Shepherd – no man can run forever from the guilt consuming their soul

20th November 2021

Shepherd is showing in cinemas nationwide from the 26th of November.

Rating: 3 out of 5.

We have all run from something at some time; it could be an obsession we can’t shake or an event that continues to haunt us, and occasionally it’s a mistake we made that can’t ever be undone. Throughout our lives, we choose what to accept and own and what to bury and attempt to forget. But sometimes, the things we try to push away claw their way to the surface, no matter how far or fast we run. These themes find a clear and, at times, haunting voice in Russell Owen’s Shepherd. However, despite its visual beauty and atmospheric horror, Owen’s film ultimately gets lost in its finale, leaving the viewer bewildered.

Eric Black (Tom Hughes) escaped the trappings of his folk’s farm long ago to marry a woman his mother despised while his father lay dying. That family drama haunted him for years despite Eric finding a semblance of happiness in the arms of the woman he loved. But when his wife suddenly dies, Eric is imprisoned by grief and guilt and seeks escape from his lonely life. Looking to rebuild and heal, Eric accepts a job as a shepherd on a remote island with his dog by his side. But no man can forever run from the guilt consuming their soul.

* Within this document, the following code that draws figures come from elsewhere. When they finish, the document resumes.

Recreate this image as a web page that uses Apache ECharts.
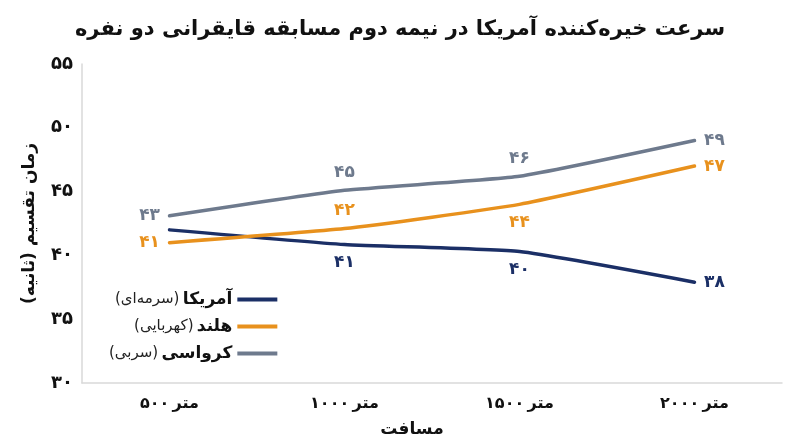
<!DOCTYPE html>
<html lang="fa">
<head>
<meta charset="UTF-8">
<title>سرعت خیره‌کننده آمریکا</title>
<script src="https://cdn.jsdelivr.net/npm/echarts@6/dist/echarts.min.js"></script>
<style>
  html, body { margin: 0; padding: 0; background: #fff; }
  #chart { width: 800px; height: 447px; }
</style>
</head>
<body>
<div id="chart"></div>
<script>
// داده‌ها
var categories = ['۵۰۰ متر', '۱۰۰۰ متر', '۱۵۰۰ متر', '۲۰۰۰ متر'];
var usaValues = [42.0, 40.85, 40.3, 37.9];
var nedValues = [41.0, 42.1, 44.0, 47.0];
var croValues = [43.1, 45.1, 46.2, 49.0];
var usaLabels = ['', '۴۱', '۴۰', '۳۸'];
var nedLabels = ['۴۱', '۴۲', '۴۴', '۴۷'];
var croLabels = ['۴۳', '۴۵', '۴۶', '۴۹'];
var seriesNames = ['آمریکا', 'هلند', 'کرواسی'];
var seriesNotes = ['(سرمه‌ای)', '(کهربایی)', '(سربی)'];

var FONT = 'DejaVu Sans';
var colors = ['#1b2f66', '#e8911d', '#6e7a8d'];

function toFa(n) {
    return String(n).replace(/[0-9]/g, function (d) { return '۰۱۲۳۴۵۶۷۸۹'[d]; });
}

function makeSeries(idx, values, labels, positions) {
    var data = [];
    for (var i = 0; i < values.length; i++) {
        data.push({
            value: values[i],
            label: { show: labels[i] !== '', position: positions[i], formatter: labels[i] }
        });
    }
    return {
        name: seriesNames[idx],
        type: 'line',
        smooth: 0.15,
        symbol: 'circle',
        symbolSize: 1,
        showSymbol: true,
        lineStyle: { width: 3.5, color: colors[idx], cap: 'round' },
        itemStyle: { color: colors[idx] },
        label: {
            show: true,
            distance: 9,
            color: colors[idx],
            fontFamily: FONT,
            fontWeight: 'bold',
            fontSize: 17
        },
        data: data
    };
}

var myChart = echarts.init(document.getElementById('chart'));

var option = {
    backgroundColor: '#fff',
    color: colors,
    title: {
        text: 'سرعت خیره‌کننده آمریکا در نیمه دوم مسابقه قایقرانی دو نفره',
        left: 'center',
        top: 14,
        textStyle: { fontFamily: FONT, fontWeight: 'bold', fontSize: 21, color: '#111' }
    },
    legend: {
        orient: 'vertical',
        left: 104,
        top: 286,
        align: 'right',
        itemWidth: 40,
        itemHeight: 4,
        itemGap: 10,
        icon: 'rect',
        data: seriesNames,
        formatter: function (name) {
            var i = seriesNames.indexOf(name);
            return '{n|' + seriesNotes[i] + '} {b|' + name + '}';
        },
        textStyle: {
            rich: {
                n: { fontFamily: FONT, fontSize: 15, color: '#222', height: 19 },
                b: { fontFamily: FONT, fontSize: 17, fontWeight: 'bold', color: '#111', height: 19 }
            }
        }
    },
    grid: { left: 82, right: 18, top: 64, bottom: 64 },
    xAxis: {
        type: 'category',
        data: categories,
        boundaryGap: true,
        axisLine: { lineStyle: { color: '#d9d9d9', width: 1.5 } },
        axisTick: { show: false },
        axisLabel: {
            margin: 13,
            // عدد سمت چپ، واژه سمت راست
            formatter: function (v) {
                var p = v.split(' ');
                return '{d|' + p[0] + '} {w|' + p[1] + '}';
            },
            rich: {
                d: { fontFamily: FONT, fontWeight: 'bold', fontSize: 16, color: '#111' },
                w: { fontFamily: FONT, fontWeight: 'bold', fontSize: 16, color: '#111' }
            }
        },
        name: 'مسافت',
        nameLocation: 'middle',
        nameGap: 38,
        nameTextStyle: {
            fontFamily: FONT,
            fontWeight: 'bold',
            fontSize: 17,
            color: '#111',
            padding: [0, 40, 0, 0]
        }
    },
    yAxis: {
        type: 'value',
        min: 30,
        max: 55,
        interval: 5,
        splitLine: { show: false },
        axisLine: { show: true, lineStyle: { color: '#d9d9d9', width: 1.5 } },
        axisTick: { show: false },
        axisLabel: {
            margin: 9,
            fontFamily: FONT,
            fontWeight: 'bold',
            fontSize: 18,
            color: '#111',
            formatter: function (v) { return toFa(v); }
        },
        name: '\u200Fزمان تقسیم (ثانیه)\u200F',
        nameLocation: 'middle',
        nameGap: 44,
        nameTextStyle: {
            fontFamily: FONT,
            fontWeight: 'bold',
            fontSize: 17,
            color: '#111'
        }
    },
    series: [
        makeSeries(0, usaValues, usaLabels, ['left', 'bottom', 'bottom', 'right']),
        makeSeries(1, nedValues, nedLabels, ['left', 'top', 'bottom', 'right']),
        makeSeries(2, croValues, croLabels, ['left', 'top', 'top', 'right'])
    ]
};
myChart.setOption(option);
</script>
</body>
</html>
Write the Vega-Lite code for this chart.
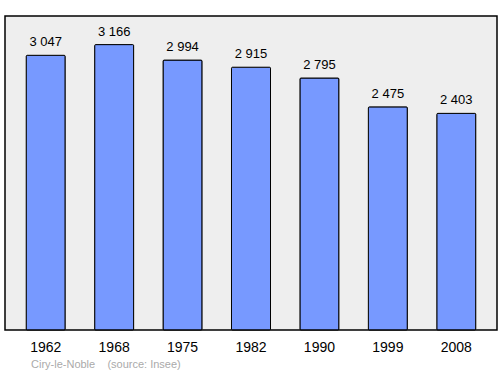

Themes of grief and guilt in horror are nothing new, and I have lost track of the number of directors who have attempted to find a new twist on these themes. Shepherd initially seems to have found something new by going back to the ghost stories of old, paying homage to M.R. James, Edgar Allen Poe and even Dickens in the slow-building tension the island creates. However, this tension doesn’t last long, and as we near the film’s finale, it’s clear that Owen’s film has lost its way in the mists of its own creation. Peppered throughout are nods to the work of Robert Eggers and Stanley Kubrick as Owen explores guilt, isolation, internal torment, and fear, but unlike the directors named above, Owen trips up on his own ingenuity and leaves us frustrated rather than intrigued. As M.R James once said, “If any of my stories succeed in causing their readers to feel pleasantly uncomfortable when walking along a solitary road at nightfall, or sitting over a dying fire in the small hours, my purpose in writing them will have been attained.” For all its early chills, Owen’s movie never leaves that kind of lasting impression.